• [Objective] Pictures stay out of the copy; set down each line of the listing below exactly.

• [Data extract]
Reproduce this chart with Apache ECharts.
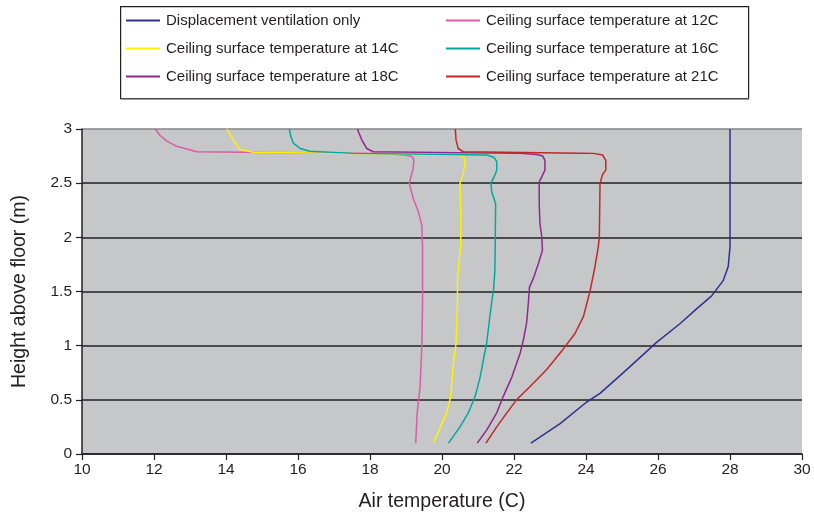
<!DOCTYPE html>
<html>
<head>
<meta charset="utf-8">
<script src="https://cdn.jsdelivr.net/npm/echarts@6/dist/echarts.min.js"></script>
<style>html,body{margin:0;padding:0;background:#fff;}#c{width:814px;height:517px;}</style>
</head>
<body>
<div id="c"></div>
<script>
// Series names
const seriesNames = [
  'Displacement ventilation only',
  'Ceiling surface temperature at 12C',
  'Ceiling surface temperature at 14C',
  'Ceiling surface temperature at 16C',
  'Ceiling surface temperature at 18C',
  'Ceiling surface temperature at 21C'
];
// [air temperature (C), height (m)]
const displacement = [[22.47,0.1],[23.28,0.28],[24.02,0.48],[24.39,0.56],[25.2,0.8],[25.96,1.03],[26.6,1.2],[27.07,1.34],[27.49,1.46],[27.81,1.6],[27.95,1.73],[28.0,1.91],[28.0,3.0]];
const ceiling12 = [[19.27,0.1],[19.31,0.38],[19.39,0.62],[19.44,1.0],[19.46,1.4],[19.46,1.91],[19.44,2.11],[19.34,2.24],[19.2,2.36],[19.09,2.5],[19.19,2.62],[19.22,2.71],[19.17,2.745],[19.0,2.76],[18.28,2.775],[15.87,2.78],[13.19,2.79],[12.63,2.84],[12.35,2.89],[12.17,2.94],[12.03,3.0]];
const ceiling14 = [[19.76,0.1],[20.13,0.38],[20.24,0.53],[20.31,0.81],[20.39,1.02],[20.43,1.4],[20.43,1.61],[20.48,1.79],[20.52,1.91],[20.52,2.22],[20.5,2.5],[20.59,2.58],[20.64,2.7],[20.61,2.74],[20.45,2.76],[17.17,2.775],[14.76,2.785],[14.39,2.81],[14.2,2.9],[14.07,2.975],[14.02,3.0]];
const ceiling16 = [[20.18,0.1],[20.5,0.25],[20.73,0.38],[20.92,0.53],[21.06,0.71],[21.15,0.87],[21.24,1.02],[21.33,1.27],[21.38,1.4],[21.43,1.51],[21.47,1.7],[21.49,2.31],[21.38,2.42],[21.36,2.5],[21.45,2.56],[21.52,2.62],[21.52,2.7],[21.44,2.74],[21.24,2.76],[17.54,2.775],[16.33,2.795],[16.06,2.82],[15.87,2.87],[15.8,2.93],[15.76,3.0]];
const ceiling18 = [[20.98,0.1],[21.24,0.22],[21.52,0.38],[21.7,0.53],[21.94,0.71],[22.17,0.93],[22.26,1.05],[22.35,1.21],[22.4,1.4],[22.43,1.54],[22.56,1.64],[22.68,1.76],[22.79,1.88],[22.77,2.01],[22.72,2.13],[22.7,2.31],[22.7,2.51],[22.86,2.62],[22.86,2.71],[22.8,2.75],[22.63,2.765],[22.17,2.775],[18.09,2.79],[17.91,2.82],[17.77,2.9],[17.68,2.975],[17.65,3.0]];
const ceiling21 = [[21.22,0.1],[21.52,0.25],[21.8,0.38],[22.07,0.5],[22.44,0.62],[22.91,0.78],[23.37,0.97],[23.69,1.11],[23.93,1.27],[24.11,1.5],[24.25,1.73],[24.34,1.91],[24.37,2.0],[24.39,2.5],[24.46,2.58],[24.55,2.62],[24.55,2.71],[24.46,2.76],[24.2,2.775],[23.83,2.777],[20.59,2.79],[20.45,2.82],[20.39,2.9],[20.37,3.0]];
const xTicks = [10,12,14,16,18,20,22,24,26,28,30];
const yTicks = [0,0.5,1,1.5,2,2.5,3];

const colors = ['#2E3192','#D95BAA','#FFF200','#00A99D','#92278F','#C1272D'];
const allData = [displacement, ceiling12, ceiling14, ceiling16, ceiling18, ceiling21];

const chart = echarts.init(document.getElementById('c'), null, {renderer:'canvas'});
const font = '"Liberation Sans", Arial, sans-serif';
const txt = '#231F20';

const legendCommon = {orient: 'vertical', top: 13, padding: 0, icon: 'rect',
  itemWidth: 34, itemHeight: 2, itemGap: 13, selectedMode: false,
  textStyle: {fontSize: 15, color: txt, fontFamily: font, padding: [0, 0, 0, 1]}};

const option = {
  animation: false,
  textStyle: {fontFamily: font},
  color: colors,
  grid: {left: 82, right: 12, top: 129, bottom: 63, show: true, backgroundColor: '#C6C7C9', borderWidth: 0},
  legend: [
    Object.assign({data: [seriesNames[0], seriesNames[2], seriesNames[4]], left: 126}, legendCommon),
    Object.assign({data: [seriesNames[1], seriesNames[3], seriesNames[5]], left: 446}, legendCommon)
  ],
  graphic: [
    {type: 'rect', left: 120, top: 6, z: -1, shape: {width: 628, height: 92}, style: {fill: '#fff', stroke: '#231F20', lineWidth: 1.2}},
    {type: 'line', shape: {x1: 121, y1: 99, x2: 749, y2: 99}, style: {stroke: '#777', lineWidth: 1.2}}
  ],
  xAxis: {
    type: 'value', min: 10, max: 30, interval: 2,
    name: 'Air temperature (C)', nameLocation: 'middle', nameGap: 38,
    nameTextStyle: {fontSize: 19.5, color: txt, fontFamily: font},
    axisLine: {lineStyle: {color: txt, width: 1.5}},
    axisTick: {show: true, length: 6, lineStyle: {color: txt, width: 1.2}},
    axisLabel: {fontSize: 15.5, color: txt, margin: 8, formatter: v => xTicks.includes(v) ? String(v) : ''},
    splitLine: {show: false}
  },
  yAxis: {
    type: 'value', min: 0, max: 3, interval: 0.5,
    name: 'Height above floor (m)', nameLocation: 'middle', nameGap: 52, nameRotate: 90,
    nameTextStyle: {fontSize: 19.5, color: txt, fontFamily: font},
    axisLine: {show: true, lineStyle: {color: txt, width: 1.5}},
    axisTick: {show: true, length: 6, lineStyle: {color: txt, width: 1.2}},
    axisLabel: {fontSize: 15.5, color: txt, margin: 10, formatter: v => yTicks.includes(v) ? String(v) : ''},
    splitLine: {show: true, lineStyle: {color: ['#231F20','#231F20','#231F20','#231F20','#231F20','#231F20','#858585'], width: 1.6}}
  },
  series: allData.map((d, i) => ({
    name: seriesNames[i], type: 'line', data: d, showSymbol: false, symbol: 'none',
    lineStyle: {width: 1.5, color: colors[i]}, itemStyle: {color: colors[i]}, z: 2 + i, smooth: false
  }))
};
chart.setOption(option);
</script>
</body>
</html>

• [Written solution]
Reproduce this chart with Apache ECharts.
<!DOCTYPE html>
<html>
<head>
<meta charset="utf-8">
<script src="https://cdn.jsdelivr.net/npm/echarts@6/dist/echarts.min.js"></script>
<style>html,body{margin:0;padding:0;background:#fff;}#c{width:814px;height:517px;}</style>
</head>
<body>
<div id="c"></div>
<script>
// Series names
const seriesNames = [
  'Displacement ventilation only',
  'Ceiling surface temperature at 12C',
  'Ceiling surface temperature at 14C',
  'Ceiling surface temperature at 16C',
  'Ceiling surface temperature at 18C',
  'Ceiling surface temperature at 21C'
];
// [air temperature (C), height (m)]
const displacement = [[22.47,0.1],[23.28,0.28],[24.02,0.48],[24.39,0.56],[25.2,0.8],[25.96,1.03],[26.6,1.2],[27.07,1.34],[27.49,1.46],[27.81,1.6],[27.95,1.73],[28.0,1.91],[28.0,3.0]];
const ceiling12 = [[19.27,0.1],[19.31,0.38],[19.39,0.62],[19.44,1.0],[19.46,1.4],[19.46,1.91],[19.44,2.11],[19.34,2.24],[19.2,2.36],[19.09,2.5],[19.19,2.62],[19.22,2.71],[19.17,2.745],[19.0,2.76],[18.28,2.775],[15.87,2.78],[13.19,2.79],[12.63,2.84],[12.35,2.89],[12.17,2.94],[12.03,3.0]];
const ceiling14 = [[19.76,0.1],[20.13,0.38],[20.24,0.53],[20.31,0.81],[20.39,1.02],[20.43,1.4],[20.43,1.61],[20.48,1.79],[20.52,1.91],[20.52,2.22],[20.5,2.5],[20.59,2.58],[20.64,2.7],[20.61,2.74],[20.45,2.76],[17.17,2.775],[14.76,2.785],[14.39,2.81],[14.2,2.9],[14.07,2.975],[14.02,3.0]];
const ceiling16 = [[20.18,0.1],[20.5,0.25],[20.73,0.38],[20.92,0.53],[21.06,0.71],[21.15,0.87],[21.24,1.02],[21.33,1.27],[21.38,1.4],[21.43,1.51],[21.47,1.7],[21.49,2.31],[21.38,2.42],[21.36,2.5],[21.45,2.56],[21.52,2.62],[21.52,2.7],[21.44,2.74],[21.24,2.76],[17.54,2.775],[16.33,2.795],[16.06,2.82],[15.87,2.87],[15.8,2.93],[15.76,3.0]];
const ceiling18 = [[20.98,0.1],[21.24,0.22],[21.52,0.38],[21.7,0.53],[21.94,0.71],[22.17,0.93],[22.26,1.05],[22.35,1.21],[22.4,1.4],[22.43,1.54],[22.56,1.64],[22.68,1.76],[22.79,1.88],[22.77,2.01],[22.72,2.13],[22.7,2.31],[22.7,2.51],[22.86,2.62],[22.86,2.71],[22.8,2.75],[22.63,2.765],[22.17,2.775],[18.09,2.79],[17.91,2.82],[17.77,2.9],[17.68,2.975],[17.65,3.0]];
const ceiling21 = [[21.22,0.1],[21.52,0.25],[21.8,0.38],[22.07,0.5],[22.44,0.62],[22.91,0.78],[23.37,0.97],[23.69,1.11],[23.93,1.27],[24.11,1.5],[24.25,1.73],[24.34,1.91],[24.37,2.0],[24.39,2.5],[24.46,2.58],[24.55,2.62],[24.55,2.71],[24.46,2.76],[24.2,2.775],[23.83,2.777],[20.59,2.79],[20.45,2.82],[20.39,2.9],[20.37,3.0]];
const xTicks = [10,12,14,16,18,20,22,24,26,28,30];
const yTicks = [0,0.5,1,1.5,2,2.5,3];

const colors = ['#2E3192','#D95BAA','#FFF200','#00A99D','#92278F','#C1272D'];
const allData = [displacement, ceiling12, ceiling14, ceiling16, ceiling18, ceiling21];

const chart = echarts.init(document.getElementById('c'), null, {renderer:'canvas'});
const font = '"Liberation Sans", Arial, sans-serif';
const txt = '#231F20';

const legendCommon = {orient: 'vertical', top: 13, padding: 0, icon: 'rect',
  itemWidth: 34, itemHeight: 2, itemGap: 13, selectedMode: false,
  textStyle: {fontSize: 15, color: txt, fontFamily: font, padding: [0, 0, 0, 1]}};

const option = {
  animation: false,
  textStyle: {fontFamily: font},
  color: colors,
  grid: {left: 82, right: 12, top: 129, bottom: 63, show: true, backgroundColor: '#C6C7C9', borderWidth: 0},
  legend: [
    Object.assign({data: [seriesNames[0], seriesNames[2], seriesNames[4]], left: 126}, legendCommon),
    Object.assign({data: [seriesNames[1], seriesNames[3], seriesNames[5]], left: 446}, legendCommon)
  ],
  graphic: [
    {type: 'rect', left: 120, top: 6, z: -1, shape: {width: 628, height: 92}, style: {fill: '#fff', stroke: '#231F20', lineWidth: 1.2}},
    {type: 'line', shape: {x1: 121, y1: 99, x2: 749, y2: 99}, style: {stroke: '#777', lineWidth: 1.2}}
  ],
  xAxis: {
    type: 'value', min: 10, max: 30, interval: 2,
    name: 'Air temperature (C)', nameLocation: 'middle', nameGap: 38,
    nameTextStyle: {fontSize: 19.5, color: txt, fontFamily: font},
    axisLine: {lineStyle: {color: txt, width: 1.5}},
    axisTick: {show: true, length: 6, lineStyle: {color: txt, width: 1.2}},
    axisLabel: {fontSize: 15.5, color: txt, margin: 8, formatter: v => xTicks.includes(v) ? String(v) : ''},
    splitLine: {show: false}
  },
  yAxis: {
    type: 'value', min: 0, max: 3, interval: 0.5,
    name: 'Height above floor (m)', nameLocation: 'middle', nameGap: 52, nameRotate: 90,
    nameTextStyle: {fontSize: 19.5, color: txt, fontFamily: font},
    axisLine: {show: true, lineStyle: {color: txt, width: 1.5}},
    axisTick: {show: true, length: 6, lineStyle: {color: txt, width: 1.2}},
    axisLabel: {fontSize: 15.5, color: txt, margin: 10, formatter: v => yTicks.includes(v) ? String(v) : ''},
    splitLine: {show: true, lineStyle: {color: ['#231F20','#231F20','#231F20','#231F20','#231F20','#231F20','#858585'], width: 1.6}}
  },
  series: allData.map((d, i) => ({
    name: seriesNames[i], type: 'line', data: d, showSymbol: false, symbol: 'none',
    lineStyle: {width: 1.5, color: colors[i]}, itemStyle: {color: colors[i]}, z: 2 + i, smooth: false
  }))
};
chart.setOption(option);
</script>
</body>
</html>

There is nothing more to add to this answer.